И все-таки прыгнул. Иркин палец дрогнул и нажал на спусковой крючок.

И – ничего. Никакого выстрела. Он никогда не давал жене ружье. Откуда ей знать про предохранитель? Надежда на пару лишних секунд сбылась.

Боль вспыхнула, погасив все вокруг. Он думал про занятые руки, но позабыл о ногах. Ирка пнула его в голень. И сразу же в загривок ударил пол.

Без шансов. Когда-то хрупкая жена откинула его, взрослого мужика, как котенка.

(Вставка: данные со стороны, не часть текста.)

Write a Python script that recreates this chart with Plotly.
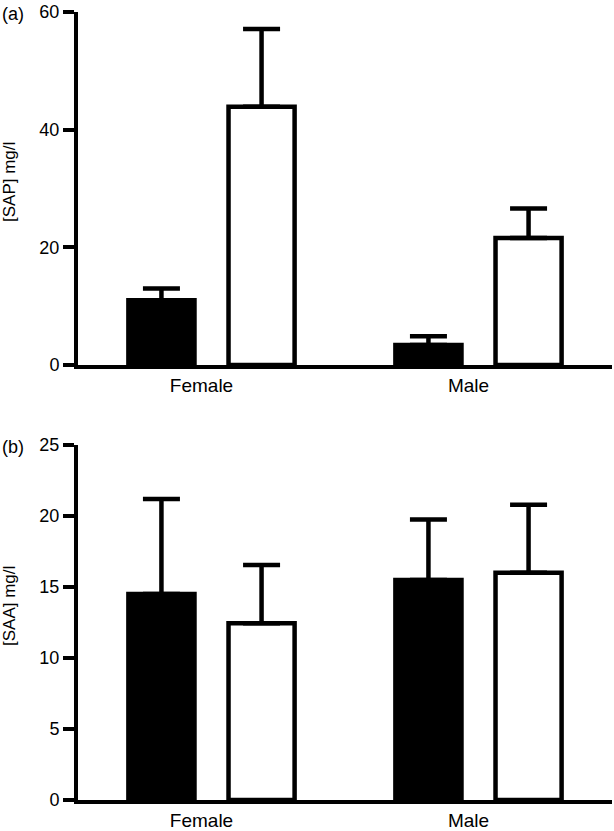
import plotly.graph_objects as go
from plotly.subplots import make_subplots

categories = ["Female", "Male"]

# Panel (a): SAP
sap_black = [11.0, 3.4]
sap_black_err = [2.0, 1.5]
sap_white = [43.9, 21.6]
sap_white_err = [13.2, 5.0]

# Panel (b): SAA
saa_black = [14.5, 15.5]
saa_black_err = [6.7, 4.25]
saa_white = [12.45, 16.0]
saa_white_err = [4.1, 4.8]

sap_ticks = [0, 20, 40, 60]
saa_ticks = [0, 5, 10, 15, 20, 25]

W, H = 614, 831
L, R = 78, 2
PW = W - L - R
FONT = "Liberation Sans, Arial, Helvetica, sans-serif"

fig = make_subplots(rows=2, cols=1)


def add_pair(row, black, black_err, white, white_err):
    err_style = dict(type="data", symmetric=False, arrayminus=[0, 0],
                     color="black", thickness=4.5, width=18.5)
    fig.add_trace(go.Bar(x=categories, y=black,
                         marker=dict(color="black", line=dict(color="black", width=4.5)),
                         error_y=dict(array=black_err, **err_style), showlegend=False,
                         hoverinfo="skip"), row=row, col=1)
    fig.add_trace(go.Bar(x=categories, y=white,
                         marker=dict(color="white", line=dict(color="black", width=4.5)),
                         error_y=dict(array=white_err, **err_style), showlegend=False,
                         hoverinfo="skip"), row=row, col=1)


add_pair(1, sap_black, sap_black_err, sap_white, sap_white_err)
add_pair(2, saa_black, saa_black_err, saa_white, saa_white_err)


def px_dom(top_px, bot_px):
    return [1 - bot_px / H, 1 - top_px / H]


axis_common = dict(showline=True, linecolor="black", linewidth=4, showgrid=False, zeroline=False,
                   automargin=False, fixedrange=True)
xcommon = dict(domain=[0, 1], range=[-0.5, 1.5], ticks="", ticklabelshift=-10,
               tickfont=dict(family=FONT, size=19, color="black"), **axis_common)
ycommon = dict(ticks="outside", ticklen=11, tickwidth=4, tickcolor="black",
               tickfont=dict(family=FONT, size=18, color="black"), **axis_common)

fig.update_layout(
    width=W, height=H,
    margin=dict(l=L, r=R, t=0, b=0),
    paper_bgcolor="white", plot_bgcolor="white",
    barmode="group", bargap=0.25, bargroupgap=0.34,
    font=dict(family=FONT, color="black"),
    xaxis=dict(**xcommon),
    xaxis2=dict(**xcommon),
    yaxis=dict(domain=px_dom(12, 365), range=[0, 60], tickvals=sap_ticks, **ycommon),
    yaxis2=dict(domain=px_dom(445, 800), range=[0, 25], tickvals=saa_ticks, **ycommon),
)


def px_x(px):
    return (px - L) / PW


def px_y(py):
    return 1 - py / H


ann_font = dict(family=FONT, size=17, color="black")
fig.add_annotation(text="(a)", xref="paper", yref="paper", x=px_x(0), y=px_y(14),
                   xanchor="left", yanchor="middle", showarrow=False,
                   font=dict(family=FONT, size=18, color="black"))
fig.add_annotation(text="(b)", xref="paper", yref="paper", x=px_x(0), y=px_y(447),
                   xanchor="left", yanchor="middle", showarrow=False,
                   font=dict(family=FONT, size=18, color="black"))
fig.add_annotation(text="[SAP] mg/l", xref="paper", yref="paper", x=px_x(9), y=px_y(182),
                   xanchor="center", yanchor="middle", textangle=-90, showarrow=False, font=ann_font)
fig.add_annotation(text="[SAA] mg/l", xref="paper", yref="paper", x=px_x(9), y=px_y(606),
                   xanchor="center", yanchor="middle", textangle=-90, showarrow=False, font=ann_font)

fig.write_html("out.html", config={"displayModeBar": False},
               post_script="document.body.style.margin='0px';")
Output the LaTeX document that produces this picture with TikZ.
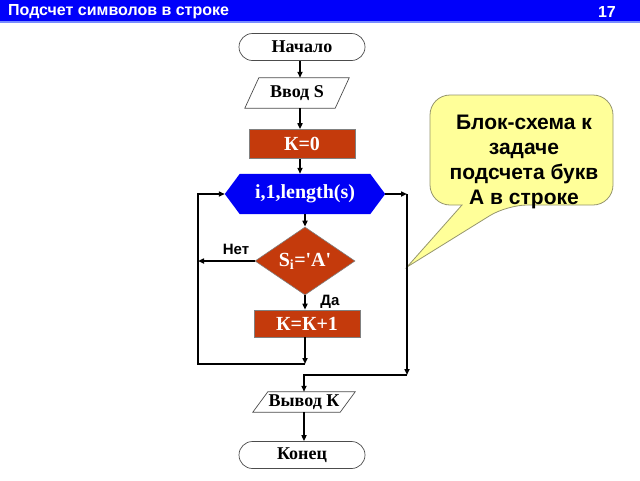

Морщась, Кирилл приподнялся на локтях. Ирка все так же сидела на подоконнике, с застывшим спокойствием на бескровном лице.

Не мигая и не отводя глаз, она аккуратно положила ребенка на подоконник. Матвейка спал так крепко, что даже не пикнул, лишь причмокнул губами. Освободив вторую руку, она положила ладонь на ствол ружья, медленно согнула его. Металл протестующее заскрипел, но поддался нечеловеческой силе. Закончив, она отбросила в сторону железяку, ставшую ненужной.

Звон металла о доски вывел Кирилла из прострации. Он хотел вскочить, но боль полыхнула сразу в нескольких местах. Пришлось подниматься, держась за шкаф. Шершавое дерево дверцы, прохладный металл ручки – и тут он вспомнил.

Он приоткрыл ящик и засунул руку внутрь, в глубину. Есть! Черная рукоятка с одной-единственной кнопкой. Очень похоже на фонарик, но гораздо мощнее. Когда-то Ирка ходила с ним на работу – пять километров по проселку в одну сторону, по темноте. Скорее для собственного спокойствия Кирилл купил ей электрошокер. И вот он, так ни разу и не пригодившийся, лежал в глубине ящика.